Creating a pd.Series
from a Dictionary
import pandas as pd
data_for_series = {
'MetricA': 75,
'MetricB': 120.5,
'Category': 'Alpha' # Note: Series will have object dtype due to mixed types
}
# ✅ Create a Series. Dictionary keys become the Series index.
my_series = pd.Series(data_for_series)
print("Pandas Series from dictionary:")
print(my_series)
Output:
Pandas Series from dictionary:
MetricA 75
MetricB 120.5
Category Alpha
dtype: object
Converting a pd.Series
to a DataFrame using to_frame()
You can then convert this Series into a DataFrame if needed.
import pandas as pd
data_for_series = {
'MetricA': 75,
'MetricB': 120.5,
'Category': 'Alpha' # Note: Series will have object dtype due to mixed types
}
my_series = pd.Series(data_for_series)
# Convert Series to a single-column DataFrame
df_from_series = my_series.to_frame(name='Values') # 'name' sets the column name
print("DataFrame created from Series using .to_frame():")
print(df_from_series)
print()
# To transpose it so original keys are columns (similar to Solution 4 output):
df_transposed_series = my_series.to_frame().T
print("Transposed DataFrame from Series:")

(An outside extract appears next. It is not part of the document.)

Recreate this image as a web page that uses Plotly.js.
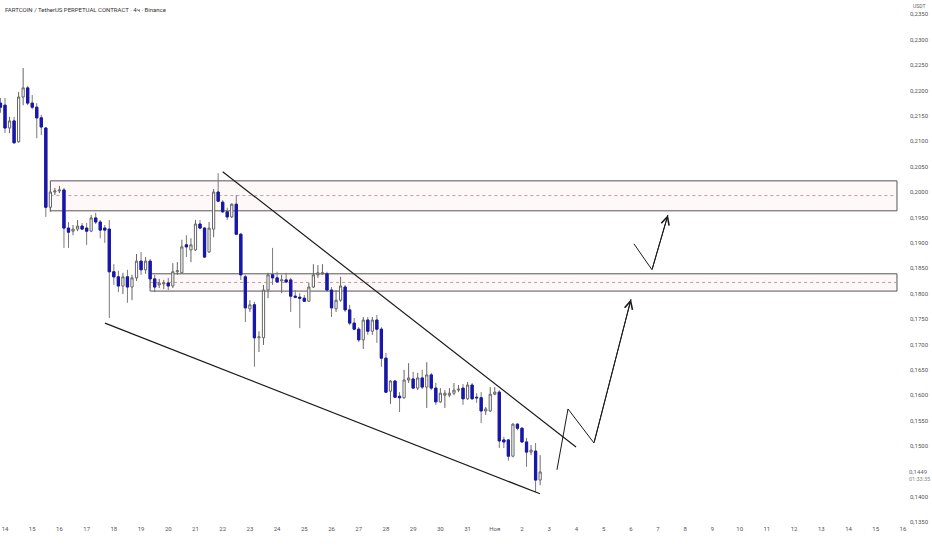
<!DOCTYPE html>
<html><head><meta charset="utf-8">
<script src="https://cdn.plot.ly/plotly-3.0.1.min.js"></script>
<style>html,body{margin:0;padding:0;background:#fff}#chart{width:932px;height:550px}</style>
</head><body><div id="chart"></div>
<script>
// ---- data (4h candles, FARTCOIN/USDT) ----
const firstCandle = "2025-10-13 20:00";
const candleHours = 4;
const openP  = [0.2175,0.2171,0.2126,0.2140,0.2099,0.2187,0.2205,0.2175,0.2167,0.2146,
0.2126,0.1970,0.2000,0.2002,0.2004,0.1929,0.1923,0.1927,0.1933,0.1929,
0.1923,0.1949,0.1941,0.1929,0.1927,0.1843,0.1833,0.1815,0.1833,0.1813,
0.1831,0.1864,0.1847,0.1864,0.1829,0.1817,0.1819,0.1821,0.1815,0.1843,
0.1841,0.1896,0.1886,0.1886,0.1937,0.1929,0.1882,0.1927,0.2000,0.1980,
0.1961,0.1951,0.1976,0.1917,0.1833,0.1770,0.1778,0.1713,0.1713,0.1807,
0.1837,0.1831,0.1825,0.1827,0.1827,0.1795,0.1793,0.1791,0.1785,0.1813,
0.1837,0.1839,0.1839,0.1807,0.1770,0.1787,0.1813,0.1768,0.1742,0.1730,
0.1709,0.1748,0.1726,0.1748,0.1730,0.1673,0.1608,0.1628,0.1598,0.1595,
0.1630,0.1632,0.1614,0.1634,0.1616,0.1640,0.1614,0.1587,0.1600,0.1600,
0.1604,0.1610,0.1614,0.1593,0.1620,0.1596,0.1595,0.1569,0.1569,0.1602,
0.1606,0.1512,0.1512,0.1480,0.1543,0.1535,0.1508,0.1488,0.1490,0.1433];
const highP  = [0.2185,0.2185,0.2148,0.2148,0.2197,0.2244,0.2209,0.2191,0.2175,0.2152,
0.2128,0.2004,0.2008,0.2012,0.2008,0.1941,0.1935,0.1945,0.1939,0.1939,
0.1955,0.1959,0.1945,0.1935,0.1945,0.1858,0.1845,0.1841,0.1847,0.1837,
0.1878,0.1882,0.1872,0.1868,0.1837,0.1829,0.1827,0.1831,0.1860,0.1862,
0.1906,0.1915,0.1909,0.1945,0.1945,0.1931,0.1941,0.2006,0.2037,0.1984,
0.1969,0.1978,0.1994,0.1919,0.1837,0.1787,0.1784,0.1726,0.1817,0.1841,
0.1890,0.1843,0.1837,0.1841,0.1831,0.1807,0.1801,0.1797,0.1821,0.1858,
0.1856,0.1858,0.1843,0.1813,0.1807,0.1833,0.1817,0.1778,0.1752,0.1734,
0.1754,0.1754,0.1754,0.1758,0.1734,0.1683,0.1630,0.1630,0.1606,0.1650,
0.1663,0.1646,0.1644,0.1650,0.1665,0.1644,0.1624,0.1614,0.1610,0.1614,
0.1624,0.1620,0.1622,0.1626,0.1624,0.1604,0.1606,0.1577,0.1616,0.1616,
0.1610,0.1518,0.1514,0.1545,0.1545,0.1537,0.1516,0.1502,0.1506,0.1482];
const lowP   = [0.2156,0.2116,0.2116,0.2095,0.2097,0.2171,0.2171,0.2163,0.2106,0.2112,
0.1951,0.1961,0.1994,0.1998,0.1890,0.1890,0.1915,0.1923,0.1925,0.1896,
0.1921,0.1937,0.1909,0.1900,0.1752,0.1817,0.1803,0.1799,0.1782,0.1787,
0.1825,0.1837,0.1839,0.1811,0.1803,0.1811,0.1809,0.1807,0.1811,0.1837,
0.1839,0.1872,0.1862,0.1884,0.1927,0.1870,0.1880,0.1911,0.1980,0.1959,
0.1945,0.1949,0.1915,0.1827,0.1744,0.1764,0.1656,0.1685,0.1699,0.1791,
0.1817,0.1821,0.1801,0.1821,0.1764,0.1791,0.1732,0.1784,0.1784,0.1811,
0.1831,0.1837,0.1803,0.1754,0.1764,0.1784,0.1764,0.1738,0.1728,0.1705,
0.1691,0.1719,0.1719,0.1703,0.1656,0.1604,0.1583,0.1595,0.1567,0.1593,
0.1624,0.1612,0.1610,0.1612,0.1575,0.1610,0.1581,0.1585,0.1575,0.1596,
0.1600,0.1606,0.1581,0.1591,0.1591,0.1585,0.1545,0.1561,0.1567,0.1600,
0.1496,0.1496,0.1471,0.1478,0.1531,0.1506,0.1459,0.1482,0.1409,0.1423];
const closeP = [0.2167,0.2126,0.2140,0.2097,0.2187,0.2205,0.2175,0.2167,0.2146,0.2128,
0.1970,0.2000,0.2002,0.2004,0.1929,0.1921,0.1927,0.1933,0.1927,0.1923,
0.1949,0.1941,0.1925,0.1925,0.1843,0.1833,0.1815,0.1833,0.1813,0.1831,
0.1864,0.1847,0.1864,0.1829,0.1813,0.1821,0.1821,0.1815,0.1843,0.1845,
0.1892,0.1892,0.1896,0.1937,0.1929,0.1872,0.1929,0.2000,0.1982,0.1961,
0.1951,0.1976,0.1917,0.1837,0.1772,0.1778,0.1713,0.1715,0.1807,0.1837,
0.1831,0.1823,0.1827,0.1823,0.1795,0.1793,0.1791,0.1785,0.1813,0.1837,
0.1841,0.1841,0.1807,0.1772,0.1787,0.1815,0.1768,0.1742,0.1730,0.1709,
0.1748,0.1726,0.1748,0.1730,0.1673,0.1606,0.1628,0.1596,0.1595,0.1630,
0.1634,0.1614,0.1634,0.1616,0.1640,0.1614,0.1587,0.1604,0.1604,0.1604,
0.1610,0.1612,0.1593,0.1620,0.1593,0.1595,0.1569,0.1573,0.1602,0.1606,
0.1510,0.1508,0.1480,0.1543,0.1535,0.1508,0.1488,0.1492,0.1433,0.1449];

// zones (drawn rectangles) : [start time, top, mid, bottom]
const zoneStart = ["2025-10-15 16:00", "2025-10-19 08:00"];
const zoneTop   = [0.2022, 0.1839];
const zoneMid   = [0.1993, 0.1822];
const zoneBot   = [0.1963, 0.1805];
const zoneEnd   = "2025-11-15 18:45";

// trend lines
const upperLineX = ["2025-10-22 00:00", "2025-11-03 23:40"];
const upperLineY = [0.2040, 0.1498];
const lowerLineX = ["2025-10-17 16:10", "2025-11-02 15:50"];
const lowerLineY = [0.1742, 0.1406];

// projected path arrows
const path1X = ["2025-11-03 06:50", "2025-11-03 16:35", "2025-11-04 15:30", "2025-11-06 00:10"];
const path1Y = [0.1453, 0.1573, 0.1506, 0.1789];
const path2X = ["2025-11-06 02:45", "2025-11-06 18:40", "2025-11-07 08:45"];
const path2Y = [0.1898, 0.1847, 0.1955];

// axes
const xRange = ["2025-10-13 19:35", "2025-11-16 01:50"];
const yRange = [0.13465, 0.2378];
const tickDates = ["2025-10-14","2025-10-15","2025-10-16","2025-10-17","2025-10-18","2025-10-19","2025-10-20",
"2025-10-21","2025-10-22","2025-10-23","2025-10-24","2025-10-25","2025-10-26","2025-10-27","2025-10-28",
"2025-10-29","2025-10-30","2025-10-31","2025-11-01","2025-11-02","2025-11-03","2025-11-04","2025-11-05",
"2025-11-06","2025-11-07","2025-11-08","2025-11-09","2025-11-10","2025-11-11","2025-11-12","2025-11-13",
"2025-11-14","2025-11-15","2025-11-16"];
const tickLabels = ["14","15","16","17","18","19","20","21","22","23","24","25","26","27","28","29","30","31",
"Ноя","2","3","4","5","6","7","8","9","10","11","12","13","14","15","16"];
const yTicks = [0.2350,0.2300,0.2250,0.2200,0.2150,0.2100,0.2050,0.2000,0.1950,0.1900,0.1850,0.1800,
0.1750,0.1700,0.1650,0.1600,0.1550,0.1500,0.1400,0.1350];
const yTickLabels = yTicks.map(v => v.toFixed(4).replace(".", ","));
const lastPrice = 0.1449;
const lastPriceLabel = "0,1449";
const countdown = "01:33:35";
const titleText = "FARTCOIN / TetherUS PERPETUAL CONTRACT · 4ч · Binance";

// ---- build ----
function pad(n){return (n<10?"0":"")+n;}
const t0 = new Date(firstCandle.replace(" ","T")+":00Z").getTime();
const times = openP.map((_, i) => {
  const d = new Date(t0 + i*candleHours*3600000);
  return d.getUTCFullYear()+"-"+pad(d.getUTCMonth()+1)+"-"+pad(d.getUTCDate())+" "+pad(d.getUTCHours())+":00";
});

const BLUE = "#1616b0", WICK = "#7a7a7a", OUT = "#666666";
const downIdx = openP.map((o,i)=> closeP[i] < o ? i : -1).filter(i=>i>=0);

const traces = [
  {type:"candlestick", x:times, open:openP, high:highP, low:lowP, close:closeP,
   increasing:{line:{color:OUT,width:1}, fillcolor:"#ffffff"},
   decreasing:{line:{color:WICK,width:1}, fillcolor:BLUE},
   whiskerwidth:0, hoverinfo:"skip", showlegend:false},
  {type:"candlestick", x:downIdx.map(i=>times[i]), open:downIdx.map(i=>openP[i]),
   high:downIdx.map(i=>openP[i]), low:downIdx.map(i=>closeP[i]), close:downIdx.map(i=>closeP[i]),
   increasing:{line:{color:BLUE,width:1}, fillcolor:BLUE},
   decreasing:{line:{color:BLUE,width:1}, fillcolor:BLUE},
   whiskerwidth:0, hoverinfo:"skip", showlegend:false},
  {type:"scatter", mode:"lines", x:upperLineX, y:upperLineY, line:{color:"#1a1a1a", width:1.2}, hoverinfo:"skip", showlegend:false},
  {type:"scatter", mode:"lines", x:lowerLineX, y:lowerLineY, line:{color:"#1a1a1a", width:1.2}, hoverinfo:"skip", showlegend:false},
  {type:"scatter", mode:"lines", x:path1X, y:path1Y, line:{color:"#1a1a1a", width:1}, hoverinfo:"skip", showlegend:false},
  {type:"scatter", mode:"lines", x:path2X, y:path2Y, line:{color:"#1a1a1a", width:1}, hoverinfo:"skip", showlegend:false}
];

const shapes = [];
zoneStart.forEach((s, k) => {
  shapes.push({type:"rect", xref:"x", yref:"y", x0:s, x1:zoneEnd, y0:zoneBot[k], y1:zoneTop[k],
    fillcolor:"rgba(240,130,110,0.05)", line:{color:"#555555", width:1}, layer:"below"});
  shapes.push({type:"line", xref:"x", yref:"y", x0:s, x1:zoneEnd, y0:zoneMid[k], y1:zoneMid[k],
    line:{color:"#b8a0a0", width:1, dash:"3px,3px"}, layer:"below"});
});

const annotations = [
  {xref:"paper", yref:"paper", x:0, y:1, xanchor:"left", yanchor:"top", xshift:3, yshift:-4,
   text:titleText, showarrow:false, font:{family:"Roboto, Arial, sans-serif", size:6, color:"#333"}},
  {xref:"paper", yref:"paper", x:1, y:1, xanchor:"left", yanchor:"top", xshift:6, yshift:-1,
   text:"USDT", showarrow:false, font:{family:"Roboto, Arial, sans-serif", size:5, color:"#666"}},
  {xref:"paper", yref:"y", x:1, y:lastPrice, xanchor:"left", yanchor:"middle", xshift:2,
   text:lastPriceLabel, showarrow:false, font:{family:"Roboto, Arial, sans-serif", size:6, color:"#666"}},
  {xref:"paper", yref:"y", x:1, y:lastPrice, xanchor:"left", yanchor:"middle", xshift:2, yshift:-7,
   text:countdown, showarrow:false, font:{family:"Roboto, Arial, sans-serif", size:5.5, color:"#888"}},
  {xref:"x", yref:"y", axref:"x", ayref:"y", x:path1X[3], y:path1Y[3], ax:path1X[2], ay:path1Y[2],
   showarrow:true, arrowhead:5, arrowsize:1.6, arrowwidth:1, arrowcolor:"#1a1a1a", text:""},
  {xref:"x", yref:"y", axref:"x", ayref:"y", x:path2X[2], y:path2Y[2], ax:path2X[1], ay:path2Y[1],
   showarrow:true, arrowhead:5, arrowsize:1.6, arrowwidth:1, arrowcolor:"#1a1a1a", text:""}
];

const layout = {
  width:932, height:550, margin:{l:0, r:27, t:0, b:26},
  paper_bgcolor:"#ffffff", plot_bgcolor:"#ffffff", showlegend:false,
  separators:", ",
  xaxis:{type:"date", range:xRange, tickmode:"array", tickvals:tickDates, ticktext:tickLabels,
    showgrid:false, zeroline:false, showline:false, ticks:"", rangeslider:{visible:false},
    tickfont:{family:"Roboto, Arial, sans-serif", size:6, color:"#555"}, fixedrange:true},
  yaxis:{side:"right", range:yRange, tickmode:"array", tickvals:yTicks, ticktext:yTickLabels,
    showgrid:false, zeroline:false, showline:false, ticks:"", ticklabelstandoff:4,
    tickfont:{family:"Roboto, Arial, sans-serif", size:6, color:"#555"}, fixedrange:true},
  shapes:shapes, annotations:annotations
};

Plotly.newPlot("chart", traces, layout, {displayModeBar:false, staticPlot:true});
</script>
</body></html>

print(df_transposed_series)
Output:
DataFrame created from Series using .to_frame():
Values
MetricA 75
MetricB 120.5
Category Alpha
Transposed DataFrame from Series:
MetricA MetricB Category
0 75 120.5 Alpha
Alternative for Dict to DataFrame: pd.DataFrame.from_dict(orient='index')
If your dictionary's keys are meant to be the row index and values are data for a single column, orient='index'
is useful.
import pandas as pd
data_for_index_orient = {
'Row1_Label': 50,
'Row2_Label': 100,
'Row3_Label': 150
}
# ✅ Keys become index, values form a column (named 0 by default)
df_from_dict_orient_index = pd.DataFrame.from_dict(data_for_index_orient, orient='index', columns=['MyValueColumn'])
print("DataFrame using from_dict(orient='index'):")
print(df_from_dict_orient_index)
Output:
DataFrame using from_dict(orient='index'):
MyValueColumn
Row1_Label 50
Row2_Label 100
Row3_Label 150
Alternative for Dict to DataFrame: pd.DataFrame(your_dict.items(), columns=...)
If your dictionary represents key-value pairs that you want as two columns in your DataFrame:
import pandas as pd
data_items_to_cols = {
'MetricA': 75,
'MetricB': 120.5,
'CategoryName': 'Alpha' # Changed key for clarity of output columns
}
# ✅ Convert dict items to two columns
df_from_dict_items = pd.DataFrame(data_items_to_cols.items(), columns=['Metric', 'Value'])
print("DataFrame from dict.items():")
print(df_from_dict_items)
Output:
DataFrame from dict.items():
Metric Value
0 MetricA 75
1 MetricB 120.5
2 CategoryName Alpha
Conclusion
The ValueError: If using all scalar values, you must pass an index
is Pandas' safeguard against ambiguity when constructing a DataFrame solely from scalar inputs. The core solutions are:
- Wrap scalar values in lists (e.g.,
{'col': [value]}
) if you intend a single (or multiple aligned) row(s) with those scalars. - Provide an explicit
index
argument (e.g.,pd.DataFrame(scalar_dict, index=[0])
) which defines the row structure. - Wrap the entire dictionary of scalars in a list (e.g.,
pd.DataFrame([scalar_dict])
) to treat it as a single record. Alternatively, consider if apd.Series
or a different DataFrame orientation (likeorient='index'
or usingyour_dict.items()
) better fits your intended structure. By understanding these options, you can correctly instruct Pandas on how to build your DataFrame from scalar data.